To determine this isn't what they observed, van Dokkum and the team investigated this streak and found it didn't possess any of the telltale signs of an astrophysical jet. While astrophysical jets grow weaker as they move away from their source of emission, the potential supermassive black hole tail actually gets stronger as it progresses away from what seems to be its galactic point of origin, according to the researchers. Also, astrophysical jets launched by black holes fan out from their source, whereas this trail seems to have remained linear.

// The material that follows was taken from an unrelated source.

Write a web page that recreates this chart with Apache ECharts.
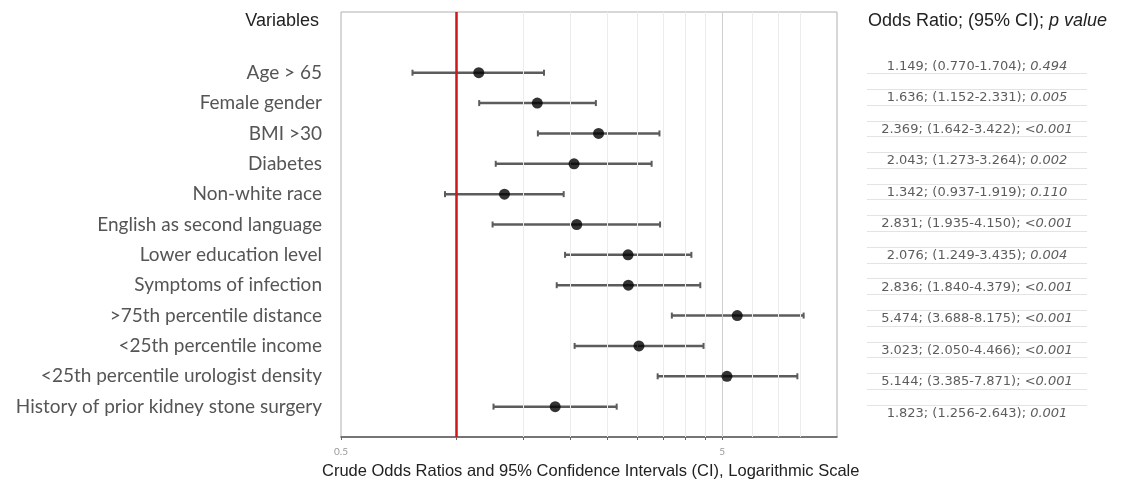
<!DOCTYPE html>
<html>
<head>
<meta charset="utf-8">
<script src="https://cdn.jsdelivr.net/npm/echarts@6/dist/echarts.min.js"></script>
<style>
html,body{margin:0;padding:0;background:#fff;}
#chart{width:1130px;height:492px;}
</style>
</head>
<body>
<div id="chart"></div>
<script>
// Row labels (top to bottom)
const variables = [
  'Age > 65',
  'Female gender',
  'BMI >30',
  'Diabetes',
  'Non-white race',
  'English as second language',
  'Lower education level',
  'Symptoms of infection',
  '>75th percentile distance',
  '<25th percentile income',
  '<25th percentile urologist density',
  'History of prior kidney stone surgery'
];
// Values printed in the right-hand table
const tableOR   = [1.149, 1.636, 2.369, 2.043, 1.342, 2.831, 2.076, 2.836, 5.474, 3.023, 5.144, 1.823];
const tableLow  = [0.770, 1.152, 1.642, 1.273, 0.937, 1.935, 1.249, 1.840, 3.688, 2.050, 3.385, 1.256];
const tableHigh = [1.704, 2.331, 3.422, 3.264, 1.919, 4.150, 3.435, 4.379, 8.175, 4.466, 7.871, 2.643];
const pValues   = ['0.494', '0.005', '<0.001', '0.002', '0.110', '<0.001', '0.004', '<0.001', '<0.001', '<0.001', '<0.001', '0.001'];
// Values as drawn in the plot (rows 6 and 7 are drawn swapped in the original figure)
const plotOR    = [1.149, 1.636, 2.369, 2.043, 1.342, 2.076, 2.831, 2.836, 5.474, 3.023, 5.144, 1.823];
const plotLow   = [0.770, 1.152, 1.642, 1.273, 0.937, 1.249, 1.935, 1.840, 3.688, 2.050, 3.385, 1.256];
const plotHigh  = [1.704, 2.331, 3.422, 3.264, 1.919, 3.435, 4.150, 4.379, 8.175, 4.466, 7.871, 2.643];
const xTickLabels = [0.5, 5];
const xMinorTicks = [1, 1.5, 2, 2.5, 3, 3.5, 4, 4.5];
const xGridMinor = [1.5, 2, 2.5, 3, 3.5, 4, 4.5, 6, 7, 8];
const xGridMajor = [5];
const refValue = 1;

const rowIdx = variables.map((_, i) => i + 1);
const pointData = plotOR.map((v, i) => [v, rowIdx[i]]);
const barData = plotLow.map((lo, i) => [lo, rowIdx[i], plotHigh[i]]);
const tableData = rowIdx.map(r => [0.5, r]);
const tableLines = [];
rowIdx.forEach((r, i) => {
  if (i > 0) tableLines.push({ yAxis: r - 0.27 });
  if (i < rowIdx.length - 1) tableLines.push({ yAxis: r + 0.23 });
});

const chart = echarts.init(document.getElementById('chart'));
const catFont = 'Lato, "Open Sans", sans-serif';
const tabFont = '"DejaVu Sans", sans-serif';
const arial = '"Liberation Sans", Arial, sans-serif';

chart.setOption({
  animation: false,
  backgroundColor: '#ffffff',
  title: [
    { text: 'Variables', right: 806, top: 7, textStyle: { fontFamily: arial, fontSize: 18, fontWeight: 'normal', color: '#222' } },
    { text: '{a|Odds Ratio; (95% CI); }{b|p value}', left: 863, top: 7,
      textStyle: { fontWeight: 'normal', rich: {
        a: { fontFamily: arial, fontSize: 18, fontWeight: 'normal', color: '#222' },
        b: { fontFamily: arial, fontSize: 18, fontWeight: 'normal', color: '#222', fontStyle: 'italic' }
      } } },
    { text: 'Crude Odds Ratios and 95% Confidence Intervals (CI), Logarithmic Scale', left: 317, top: 458,
      textStyle: { fontFamily: arial, fontSize: 16.5, fontWeight: 'normal', color: '#222' } }
  ],
  grid: [
    { left: 341, right: 293, top: 12, bottom: 55, show: true, borderColor: '#b0b0b0', borderWidth: 1, containLabel: false },
    { left: 867, width: 220, top: 3, bottom: 47, show: false }
  ],
  xAxis: [
    { type: 'log', logBase: 10, min: 0.5, max: 10, gridIndex: 0,
      axisLine: { show: true, onZero: false, lineStyle: { color: '#555', width: 1.5 } },
      axisTick: { show: true, customValues: [0.5].concat(xMinorTicks, [5]), length: 3, lineStyle: { color: '#666' } },
      axisLabel: { show: true, customValues: xTickLabels, color: '#999', fontSize: 10, margin: 10, fontFamily: catFont, formatter: v => String(v) },
      splitLine: { show: false }, minorTick: { show: false } },
    { type: 'value', min: 0, max: 1, gridIndex: 1, show: false }
  ],
  yAxis: [
    { type: 'value', inverse: true, min: -1, max: 13, interval: 1, gridIndex: 0,
      axisLine: { show: false }, axisTick: { show: false }, splitLine: { show: false },
      axisLabel: { color: '#555', fontFamily: catFont, fontSize: 19, margin: 19,
        formatter: v => (v >= 1 && v <= variables.length && Number.isInteger(v)) ? variables[v - 1] : '' } },
    { type: 'value', inverse: true, min: -1, max: 13, gridIndex: 1, show: false }
  ],
  series: [
    {
      type: 'custom', xAxisIndex: 0, yAxisIndex: 0, silent: true,
      encode: { x: [0, 2], y: 1 },
      data: barData,
      renderItem: function (params, api) {
        const y = api.value(1);
        const a = api.coord([api.value(0), y]);
        const b = api.coord([api.value(2), y]);
        const h = 3;
        const st = { stroke: '#5c5c5c', lineWidth: 2.5 };
        return { type: 'group', children: [
          { type: 'line', shape: { x1: a[0], y1: a[1], x2: b[0], y2: b[1] }, style: st },
          { type: 'line', shape: { x1: a[0], y1: a[1] - h, x2: a[0], y2: a[1] + h }, style: { stroke: '#5c5c5c', lineWidth: 2 } },
          { type: 'line', shape: { x1: b[0], y1: b[1] - h, x2: b[0], y2: b[1] + h }, style: { stroke: '#5c5c5c', lineWidth: 2 } }
        ] };
      },
      markLine: {
        silent: true, symbol: 'none', label: { show: false },
        data: xGridMinor.map(v => ({ xAxis: v, lineStyle: { color: '#ececec', width: 1, type: 'solid' } }))
          .concat(xGridMajor.map(v => ({ xAxis: v, lineStyle: { color: '#cfcfcf', width: 1, type: 'solid' } })))
      },
      z: 3
    },
    {
      type: 'scatter', xAxisIndex: 0, yAxisIndex: 0, silent: true,
      data: pointData, symbol: 'circle', symbolSize: 11,
      itemStyle: { color: '#000' },
      markLine: {
        silent: true, symbol: 'none', label: { show: false },
        data: [{ xAxis: refValue }],
        lineStyle: { color: '#d0161b', width: 2.5, type: 'solid' }
      },
      z: 5
    },
    {
      type: 'scatter', xAxisIndex: 1, yAxisIndex: 1, silent: true,
      data: tableData, symbolSize: 0,
      label: {
        show: true, position: 'inside',
        formatter: p => {
          const i = p.dataIndex;
          return '{a|' + tableOR[i].toFixed(3) + '; (' + tableLow[i].toFixed(3) + '-' + tableHigh[i].toFixed(3) + '); }{b|' + pValues[i] + '}';
        },
        rich: {
          a: { fontFamily: tabFont, fontSize: 13, color: '#333' },
          b: { fontFamily: tabFont, fontSize: 13, color: '#333', fontStyle: 'italic' }
        }
      },
      markLine: {
        silent: true, symbol: 'none', label: { show: false },
        data: tableLines,
        lineStyle: { color: '#e3e3e3', width: 1, type: 'solid' }
      }
    }
  ]
});
</script>
</body>
</html>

The team concluded that the explanation that best fits the streak is a supermassive black hole blasting through the gas that surrounds its galaxy while compressing that gas enough to trigger star formation in its wake.
"If confirmed, it would be the first time that we have clear evidence that supermassive black holes can escape from galaxies," van Dokkum said.
Black holes on the move
Once the runaway supermassive black hole is confirmed, the next question that astronomers need to answer is how such a monstrous object gets ejected from its host galaxy.
"The most likely scenario that explains everything we've seen is a slingshot, caused by a three-body interaction," van Dokkum said. "When three similar-mass bodies gravitationally interact, the interaction does not lead to a stable configuration but usually to the formation of a binary and the ejection of the third body."
This might mean that the runaway black hole was once part of a rare supermassive black hole binary, and during a galactic merger, a third supermassive black hole was introduced to this partnership, flinging out one of its occupants.
Astronomers aren't sure how common these massive runaways are. "Ejected supermassive black holes had been predicted for 50 years but none have been unambiguously seen," van Dokkum said "Most theorists think that there should be many out there."
Further observations with other telescopes are needed to find direct evidence of a black hole at the mysterious streak's tip, van Dokkum added.